We heard the tap of her cane before we saw her. Geraldine came towards us, her feet neat on the yellow centerline. Bobby Day came with her, and his black fur faded in the darkness between lampposts. A stray dog joined them: a speck of white in the distance. Then other dogs. Some crawled out from the roadside ditch; others appeared behind trashcans at the department store and leaped onto the road. Some came from behind the trees, their knotted fur illuminated for a moment by the streetlight they crossed. There were grays and browns, wiry ones and puffed-up ones. There was a humming sound made from their collective growls: low and calm through closed jaws.
She stopped one lamppost away from the crowd, now silent except for a few leftover laughs and dropped beer cans rolling away. One of the Lester boys—some said it was Tommy whose hair is redder than the rest—started crushing beer cans together then lobbed the ball of aluminum rivets and tabs still dripping with beer in a fine shot at Geraldine’s head. A black-nosed mastiff came leaping out and caught the beer can ball before it got close and spat it back out, rolling between our feet. Swearing, Tommy rummaged in the trunk for a baseball bat until one of the elder Lesters yanked him by the back of his neck and shoved him in the backseat.
Another mongrel, all dirty golden fur and boxer snout, came barking at us, its mouth so wide and red we could count teeth. Parents started tugging at their kids to stay close and quiet. Other dogs crept closer; one of them bit off the burger in the bank manager’s hand, another pawed at his son until he dropped the bottle of tequila that was still hours away from empty. The high school girls gave a quickly stifled shriek at the flying glass.

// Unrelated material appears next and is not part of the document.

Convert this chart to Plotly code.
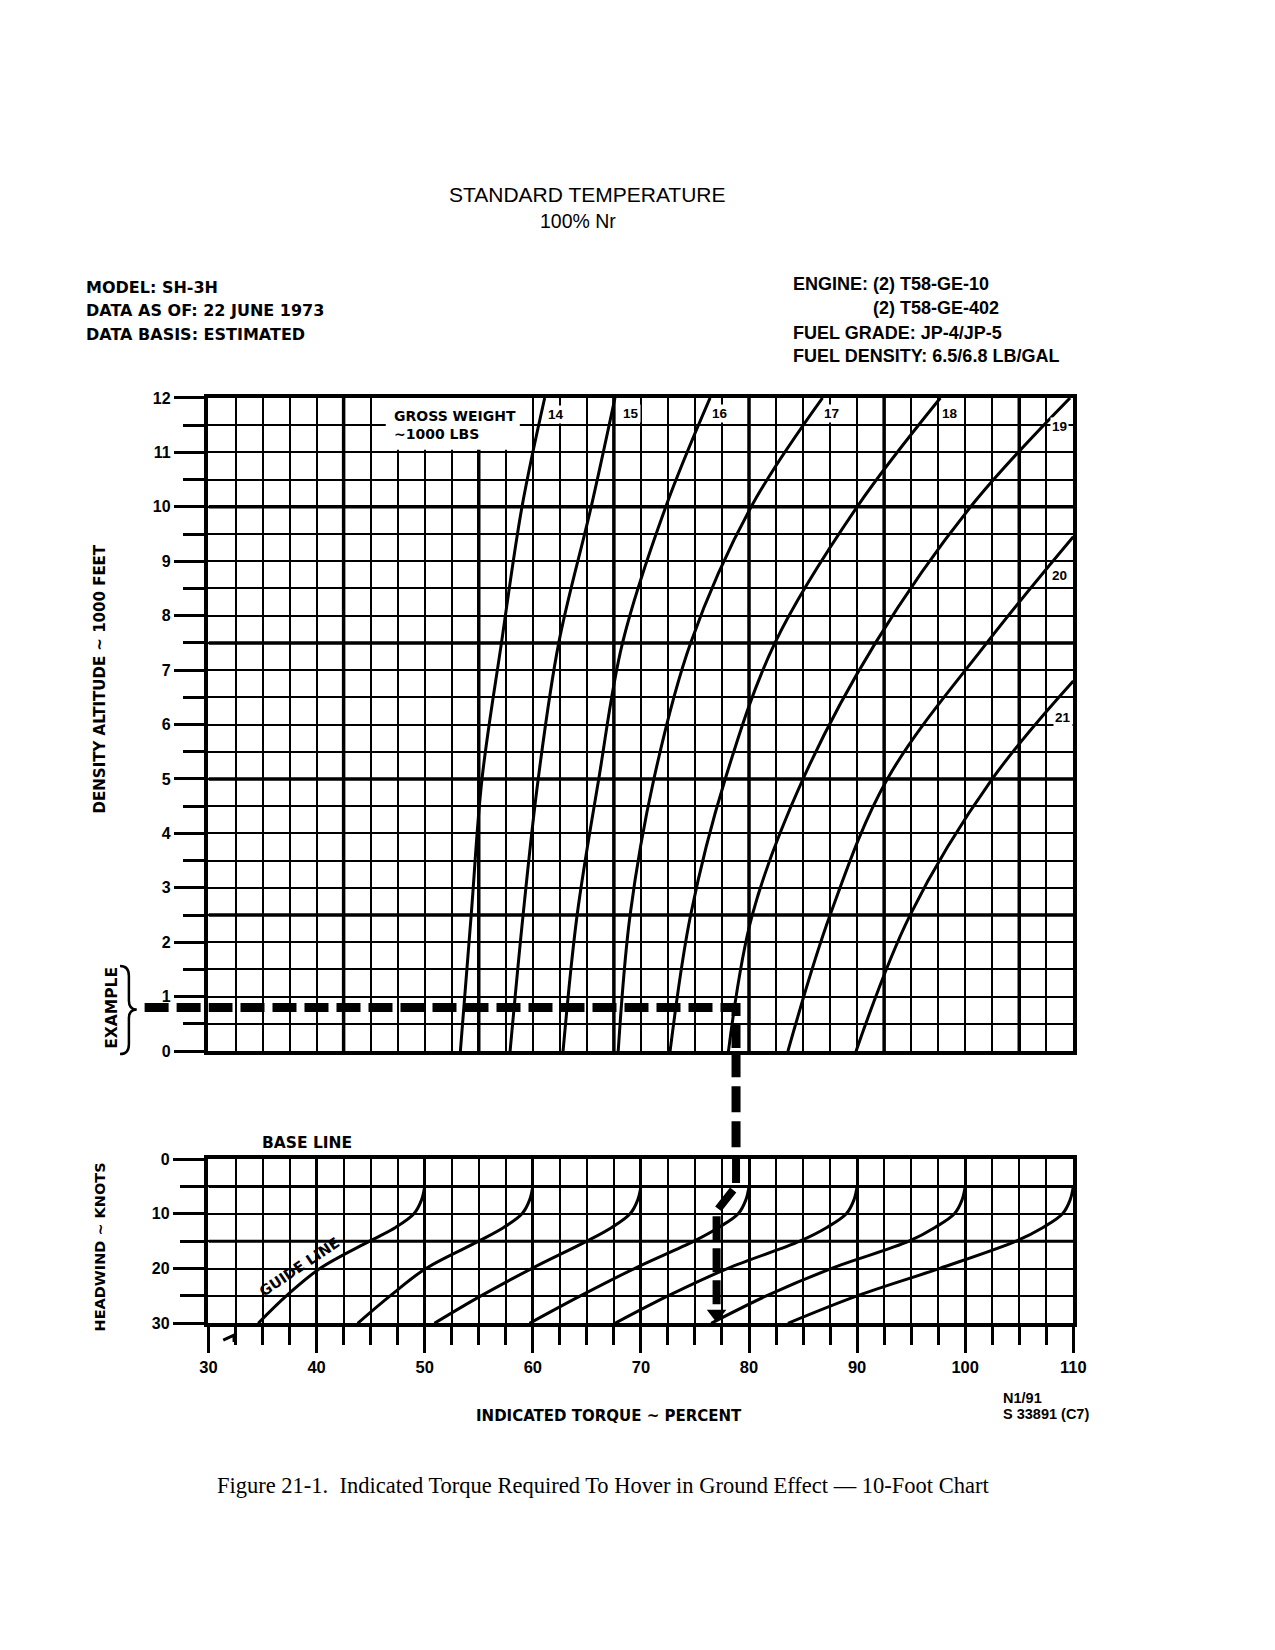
import plotly.graph_objects as go

# Upper chart: torque (%) vs density altitude (1000 ft) for each gross weight
alt = [0, 2.5, 5, 7.5, 10, 12]
gw_14 = [53.3, 54.3, 55.3, 57.1, 59.0, 61.1]
gw_15 = [57.9, 59.1, 60.5, 62.4, 65.4, 67.6]
gw_16 = [62.8, 64.1, 66.1, 68.3, 72.3, 76.4]
gw_17 = [67.9, 69.0, 71.2, 74.6, 80.2, 86.8]
gw_18 = [72.7, 74.6, 77.8, 82.4, 90.0, 97.7]
gw_19 = [78.1, 80.3, 85.0, 91.7, 100.5, 109.7]
alt_20 = [0, 2.5, 5, 7.5, 9.45]
gw_20 = [83.6, 87.5, 92.8, 102.0, 110.0]
alt_21 = [0, 2.5, 5, 6.8]
gw_21 = [89.9, 94.9, 102.5, 110.0]
gw_labels = ["14", "15", "16", "17", "18", "19", "20", "21"]

# Lower chart: headwind correction guide lines (torque % vs headwind knots)
headwind = [5, 7.5, 10, 12.5, 15, 20, 25, 30]
guide_50 = [50.0, 49.7, 49.0, 47.3, 44.9, 40.3, 37.2, 34.6]
guide_60 = [60.0, 59.7, 59.0, 57.3, 55.0, 50.1, 46.8, 43.8]
guide_70 = [70.0, 69.7, 69.0, 67.3, 65.0, 59.9, 55.2, 50.9]
guide_80 = [80.0, 79.7, 79.0, 77.2, 74.9, 69.4, 64.4, 59.7]
guide_90 = [90.0, 89.7, 89.0, 87.2, 84.7, 78.0, 72.5, 67.6]
guide_100 = [100.0, 99.7, 99.0, 97.2, 94.8, 87.6, 81.6, 76.5]
guide_110 = [110.0, 109.7, 109.0, 107.2, 104.7, 97.6, 90.0, 83.6]

# Worked example: 19,000 lb at 800 ft, 10 kt headwind -> about 77 %
ex_torque = [30, 78.8, 78.8]
ex_alt = [0.8, 0.8, 0]
ex_hw_torque = [78.8, 78.8, 77.0, 77.0]
ex_hw = [0, 5, 9.5, 27.5]
ex_result = [77.0]
ex_result_hw = [28.3]

W, H = 1275, 1650


def px(x):
    return x / W


def py(y):
    return 1 - y / H


up_dom = [py(1054), py(394)]
lo_dom = [py(1329), py(1163)]
x_dom = [px(203), px(1083)]

fig = go.Figure()

curve = dict(color="black", width=3, shape="spline")
for xs, ys in [(gw_14, alt), (gw_15, alt), (gw_16, alt), (gw_17, alt),
               (gw_18, alt), (gw_19, alt), (gw_20, alt_20), (gw_21, alt_21)]:
    fig.add_trace(go.Scatter(x=xs, y=ys, mode="lines", line=curve,
                             xaxis="x", yaxis="y", hoverinfo="skip"))

for xs in [guide_50, guide_60, guide_70, guide_80, guide_90, guide_100, guide_110]:
    fig.add_trace(go.Scatter(x=xs, y=headwind, mode="lines", line=curve,
                             xaxis="x2", yaxis="y2", hoverinfo="skip"))

# example path
ex_line = dict(color="black", width=9, dash="24px,8px")
fig.add_trace(go.Scatter(x=ex_torque, y=ex_alt, mode="lines", line=ex_line,
                         xaxis="x", yaxis="y", hoverinfo="skip"))
fig.add_trace(go.Scatter(x=ex_hw_torque, y=ex_hw, mode="lines",
                         line=dict(ex_line, width=8),
                         xaxis="x2", yaxis="y2", hoverinfo="skip"))
fig.add_trace(go.Scatter(x=ex_result, y=ex_result_hw, mode="markers", cliponaxis=False,
                         marker=dict(symbol="triangle-down", size=17, color="black"),
                         xaxis="x2", yaxis="y2", hoverinfo="skip"))

tick_font = dict(family="Liberation Sans", size=16.5, color="black", weight="bold")
frame = dict(showgrid=True, gridcolor="black", gridwidth=2, zeroline=False,
             showline=True, linecolor="black", linewidth=3.5, mirror=True,
             fixedrange=True)

fig.update_layout(
    width=W, height=H,
    margin=dict(l=0, r=0, t=0, b=0),
    paper_bgcolor="white", plot_bgcolor="white",
    showlegend=False,
    xaxis=dict(frame, domain=x_dom, range=[30, 110], anchor="y",
               tick0=30, dtick=2.5, ticks="", showticklabels=False),
    yaxis=dict(frame, domain=up_dom, range=[0, 12], anchor="x",
               tick0=0, dtick=1, ticks="outside", ticklen=31, tickwidth=2.5,
               tickcolor="black", tickfont=dict(tick_font, size=16),
               minor=dict(dtick=0.5, ticks="outside", ticklen=22, tickwidth=2.5,
                          tickcolor="black", showgrid=True, gridcolor="black",
                          gridwidth=2)),
    xaxis2=dict(frame, domain=x_dom, range=[30, 110], anchor="y2",
                tick0=30, dtick=10, ticks="outside", ticklen=26, tickwidth=2.5,
                tickcolor="black", tickfont=tick_font, gridwidth=2.5,
                minor=dict(dtick=2.5, ticks="outside", ticklen=18, tickwidth=2.5,
                           tickcolor="black", showgrid=True, gridcolor="black",
                           gridwidth=2)),
    yaxis2=dict(frame, domain=lo_dom, range=[30, 0], anchor="x2",
                tick0=0, dtick=10, ticks="outside", ticklen=32, tickwidth=2.5,
                tickcolor="black", tickfont=dict(tick_font, size=16),
                minor=dict(dtick=5, ticks="outside", ticklen=25, tickwidth=2.5,
                           tickcolor="black", showgrid=True, gridcolor="black",
                           gridwidth=2)),
)

# heavy grid lines every fifth division
shapes = []
for v in [42.5, 55, 67.5, 80, 92.5, 105]:
    shapes.append(dict(type="line", xref="x", yref="y", x0=v, x1=v, y0=0, y1=12,
                       line=dict(color="black", width=3.5), layer="between"))
for v in [2.5, 5, 7.5, 10]:
    shapes.append(dict(type="line", xref="x", yref="y", x0=30, x1=110, y0=v, y1=v,
                       line=dict(color="black", width=3.5), layer="between"))
for v in [5, 15]:
    shapes.append(dict(type="line", xref="x2", yref="y2", x0=30, x1=110, y0=v, y1=v,
                       line=dict(color="black", width=3), layer="between"))
# blank patch behind the gross weight caption
shapes.append(dict(type="rect", xref="x", yref="y", x0=46.4, x1=58.8, y0=11.05, y1=12,
                   fillcolor="white", line=dict(width=0), layer="between"))
# example line: lead-in left of the chart and the drop between the two charts
shapes.append(dict(type="line", xref="paper", yref="y", x0=px(138), x1=x_dom[0],
                   y0=ex_alt[0], y1=ex_alt[0], line=dict(ex_line)))
shapes.append(dict(type="line", xref="x", yref="paper", x0=ex_torque[-1], x1=ex_torque[-1],
                   y0=up_dom[0], y1=lo_dom[1], line=dict(ex_line, dash="26px,9px")))
# small hook mark under the lower-left corner
shapes.append(dict(type="path", xref="paper", yref="paper",
                   path=f"M {px(218)} {py(1346)} L {px(229)} {py(1341)} L {px(229)} {py(1348)}",
                   line=dict(color="black", width=3)))
# brace next to EXAMPLE
bx = [113, 122, 130]
by = [968, 978, 1003, 1012, 1021, 1047, 1057]
brace = (f"M {px(bx[0])} {py(by[0])} Q {px(bx[1])} {py(by[0])} {px(bx[1])} {py(by[1])} "
         f"L {px(bx[1])} {py(by[2])} Q {px(bx[1])} {py(by[3])} {px(bx[2])} {py(by[3])} "
         f"Q {px(bx[1])} {py(by[3])} {px(bx[1])} {py(by[4])} "
         f"L {px(bx[1])} {py(by[5])} Q {px(bx[1])} {py(by[6])} {px(bx[0])} {py(by[6])}")
shapes.append(dict(type="path", xref="paper", yref="paper", path=brace,
                   line=dict(color="black", width=2.5)))
fig.update_layout(shapes=shapes)

sans = "DejaVu Sans"
ann = []


def text(s, x, y, size=15, family=sans, anchor="center", angle=0, **kw):
    ann.append(dict(text=s, x=px(x), y=py(y), xref="paper", yref="paper",
                    showarrow=False, xanchor=anchor, yanchor="middle",
                    textangle=angle, font=dict(family=family, size=size, color="black"),
                    **kw))


text("STANDARD TEMPERATURE", 589, 188, size=21, family="Liberation Sans")
text("100% Nr", 579, 215, size=19.5, family="Liberation Sans")
text("<b>MODEL: SH-3H</b>", 76, 282, size=16, anchor="left")
text("<b>DATA AS OF: 22 JUNE 1973</b>", 76, 306, size=16, anchor="left")
text("<b>DATA BASIS: ESTIMATED</b>", 76, 330, size=16, anchor="left")
eng = "Liberation Sans"
text("<b>ENGINE: (2) T58-GE-10</b>", 796, 279, size=18, family=eng, anchor="left")
text("<b>(2) T58-GE-402</b>", 877, 303, size=18, family=eng, anchor="left")
text("<b>FUEL GRADE: JP-4/JP-5</b>", 796, 328, size=18, family=eng, anchor="left")
text("<b>FUEL DENSITY: 6.5/6.8 LB/GAL</b>", 796, 352, size=18, family=eng, anchor="left")
text("<b>DENSITY ALTITUDE ~ 1000 FEET</b>", 93, 678, size=15, angle=-90)
text("<b>HEADWIND ~ KNOTS</b>", 93, 1252, size=14.5, angle=-90)
text("<b>EXAMPLE</b>", 104, 1010, size=15.5, angle=-90)
text("<b>BASE LINE</b>", 303, 1147, size=15.5)
text("<b>INDICATED TORQUE ~ PERCENT</b>", 611, 1423, size=15)
text("<b>N1/91</b>", 1009, 1404, size=14.5, family="Liberation Sans", anchor="left")
text("<b>S 33891 (C7)</b>", 1009, 1421, size=14.5, family="Liberation Sans", anchor="left")
text("Figure 21-1.  Indicated Torque Required To Hover in Ground Effect \u2014 10-Foot Chart",
     604, 1493, size=22.5, family="Liberation Serif")

ann.append(dict(text="<b>GROSS WEIGHT</b><br><b>~1000 LBS</b>", x=47.0, y=11.5,
                xref="x", yref="y", showarrow=False, xanchor="left", yanchor="middle",
                align="left", font=dict(family=sans, size=14, color="black")))
ann.append(dict(text="<b>GUIDE LINE</b>", x=38.4, y=19.7, xref="x2", yref="y2",
                showarrow=False, textangle=-34,
                font=dict(family=sans, size=14.5, color="black")))

label_pos = [(62.1, 11.69), (69.1, 11.71), (77.3, 11.71), (87.6, 11.71),
             (98.6, 11.71), (108.7, 11.47), (108.7, 8.73), (109.0, 6.13)]
for lab, (lx, ly) in zip(gw_labels, label_pos):
    ann.append(dict(text=f"<b>{lab}</b>", x=lx, y=ly, xref="x", yref="y",
                    showarrow=False, bgcolor="white", borderpad=1,
                    font=dict(family="Liberation Sans", size=13.5, color="black")))

fig.update_layout(annotations=ann)

fig.write_html("out.html", config={"displayModeBar": False},
               post_script="document.body.style.margin='0';")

The post office manager dropped his keys and had to crawl under a truck to find them, startling Mrs. Hayes who slipped in vomit and sprained her wrist.
Head tilted up at the night, Geraldine listened as if the growls, wet snapping fangs, and smashed glass were a soaring symphony. Her face began to turn side to side like a sweeping spotlight. She advanced through the crowd with Bobby Day, and we parted to let them through, some of us stepping back too far and crushing a neighbor’s foot. Though no word or gesture acknowledged our presence, as she passed us, it felt like she was touching each of us on the cheek, softly with the back of her hand.
She continued on Main and turned at the next street, her long brown coat swaying at the tap of her cane. We began to stir. Some of us packed away the food and beers, picked up the trash; a few tried to kick debris from the firecrackers off the road. Crumbs were patted off, engines started, and children shoved into backseats. We drove home, already wrapping this night in silence. The wild dogs stayed, no one could say for how long, but we knew they watched until the last of us were gone.